I Received a Fake IRS Telephone Call

I received a phone call this week from the Internal Revenue Service. At least, the caller on the pre-recorded message said she was calling from the officer of the Treasury Inspector General for Tax Administration (TIGTA) in regards to my case of being in default for payment.

In the pre-recorded message, “Officer Julie Smith” asked me to call a certain telephone number to make immediate payment. She said I could pay by a prepaid credit card over the phone or by a direct wire payment from my bank. She also warned that if I did not take action immediately I would face court action and possible imprisonment.

I laughed.

First of all, the Internal Revenue Service doesn’t make phone calls asking for payment. When the IRS contacts people about unpaid taxes, they do it by postal mail, not by phone or by email. If the request for payment involves a large amount of money or if it is a repeat request, the envelope is sent to you by registered mail. If the IRS does want to contact someone, they certainly will never do so by using a pre-recorded telephone message.

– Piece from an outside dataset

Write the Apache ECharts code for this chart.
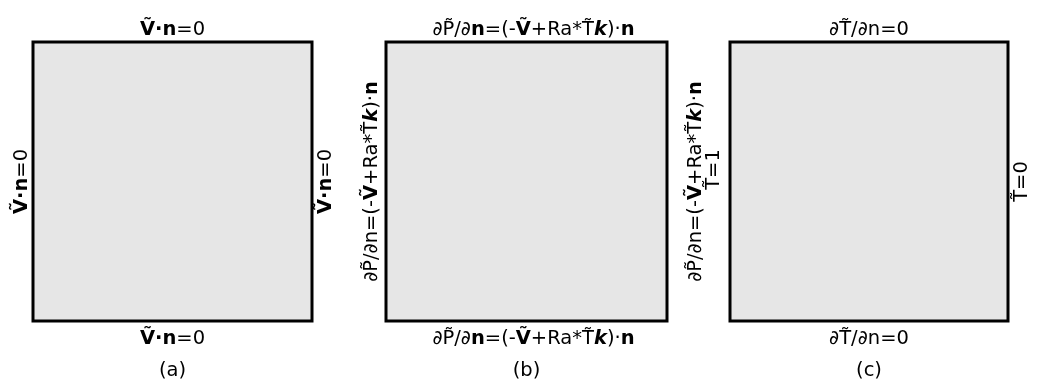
<!DOCTYPE html>
<html>
<head>
<meta charset="utf-8">
<script src="https://cdn.jsdelivr.net/npm/echarts@6/dist/echarts.min.js"></script>
<style>
  html, body { margin: 0; padding: 0; background: #fff; }
  #chart { width: 1037px; height: 387px; }
</style>
</head>
<body>
<div id="chart"></div>
<script>
// boundary conditions for each panel (rich text tokens: b = bold, k = bold italic)
var panels = ['(a)', '(b)', '(c)']
var topLabels = [
  '{b|V\u0303·n}=0',
  '\u2202P\u0303/\u2202{b|n}=(-{b|V\u0303}+Ra*T\u0303{k|k})·{b|n}',
  '\u2202T\u0303/\u2202n=0'
]
var bottomLabels = [
  '{b|V\u0303·n}=0',
  '\u2202P\u0303/\u2202{b|n}=(-{b|V\u0303}+Ra*T\u0303{k|k})·{b|n}',
  '\u2202T\u0303/\u2202n=0'
]
var leftLabels = [
  '{b|V\u0303·n}=0',
  '\u2202P\u0303/\u2202n=(-{b|V\u0303}+Ra*T\u0303{k|k})·{b|n}',
  '\u2202P\u0303/\u2202n=(-{b|V\u0303}+Ra*T\u0303{k|k})·{b|n}\n{t|T\u0303=1}'
]
var rightLabels = [
  '{b|V\u0303·n}=0',
  '',
  'T\u0303=0'
]

var chart = echarts.init(document.getElementById('chart'))

var FONT = 'DejaVu Sans'
var SIZE = 19.5
var rich = {
  b: { fontFamily: FONT, fontSize: SIZE, fontWeight: 'bold', color: '#000' },
  k: { fontFamily: FONT, fontSize: SIZE, fontWeight: 'bold', fontStyle: 'italic', color: '#000' },
  t: { fontFamily: FONT, fontSize: SIZE, color: '#000', padding: [0, 0, 0, 24] }
}

// box layout (px)
var boxLeft = [33, 386, 730]
var boxWidth = [279, 281, 278]
var boxTop = 42
var boxHeight = 279
var topShift = [0, 14, 0]
var leftLineHeight = [16, 16, 18]
var gaps = {
  top: [2, 2, 2],
  bottom: [8, 8, 8],
  left: [3, 6, 7],
  right: [6, 6, 6]
}

function nameStyle(extra) {
  return Object.assign({
    fontFamily: FONT,
    fontSize: SIZE,
    lineHeight: 16,
    color: '#000',
    rich: rich
  }, extra || {})
}

function axisBase(i) {
  return {
    type: 'value',
    gridIndex: i,
    min: 0,
    max: 1,
    axisLine: { show: false },
    axisTick: { show: false },
    axisLabel: { show: false },
    splitLine: { show: false },
    nameLocation: 'middle'
  }
}

var grid = []
var xAxis = []
var yAxis = []
panels.forEach(function (p, i) {
  grid.push({
    show: true,
    left: boxLeft[i],
    top: boxTop,
    width: boxWidth[i],
    height: boxHeight,
    backgroundColor: '#e6e6e6',
    borderColor: '#000',
    borderWidth: 3
  })
  xAxis.push(Object.assign(axisBase(i), {
    position: 'top',
    name: topLabels[i],
    nameGap: gaps.top[i],
    nameTextStyle: nameStyle({ lineHeight: 20, padding: [0, 0, 0, topShift[i]] })
  }))
  xAxis.push(Object.assign(axisBase(i), {
    position: 'bottom',
    name: bottomLabels[i],
    nameGap: gaps.bottom[i],
    nameTextStyle: nameStyle({ lineHeight: 20, padding: [0, 0, 0, topShift[i]] })
  }))
  xAxis.push(Object.assign(axisBase(i), {
    position: 'bottom',
    name: p,
    nameGap: 40,
    nameTextStyle: nameStyle({ lineHeight: 20 })
  }))
  yAxis.push(Object.assign(axisBase(i), {
    position: 'left',
    name: leftLabels[i],
    nameRotate: 90,
    nameGap: gaps.left[i],
    nameTextStyle: nameStyle({ lineHeight: leftLineHeight[i] })
  }))
  yAxis.push(Object.assign(axisBase(i), {
    position: 'right',
    name: rightLabels[i],
    nameRotate: 90,
    nameGap: gaps.right[i],
    nameTextStyle: nameStyle()
  }))
})

chart.setOption({
  animation: false,
  backgroundColor: '#fff',
  grid: grid,
  xAxis: xAxis,
  yAxis: yAxis,
  series: []
})
</script>
</body>
</html>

Next, the IRS doesn’t have any employees with the title of “Officer.” The agency has “agents” and a lot of other titles, but no officers. If anyone calls claiming to be an “officer” from the IRS, you know the call is fake.

The IRS also doesn’t ask people to pay with prepaid debit cards or wire transfers, and doesn’t ask for credit card numbers over the phone. The normal method of payment is by a bank check or money order. The taxpayer in default typically also has to sign some paperwork; just providing a credit card number by itself with no accompanying documentation is insufficient.

Telephone calls from people claiming to be IRS employees are placed by scammers, many of whom are outside the United States. Caller ID may show a U.S. number, however. Showing a fake Caller ID is easy with today’s technology! If you do make a payment, the money quickly disappears.

If you do receive such a call, do several things:

First, hang up.

Next, report the incident to TIGTA online at or call the TIGTA at 800-366-4484.

Finally, file a formal complaint with the Federal Trade Commission at From the complaint homepage, select “Other” and then “Imposter Scams.” In the notes, please include “IRS Telephone Scam.” Provide as many details as possible about the call.

I also added the telephone number shown in Caller ID in the call I received to my telephone service’s “block future calls” list. That way, any future calls from the same telephone number will be blocked and my phone will not ring. Admittedly, I doubt if that is very effective as these scammers probably can change phone numbers easily. However, it may block some future calls.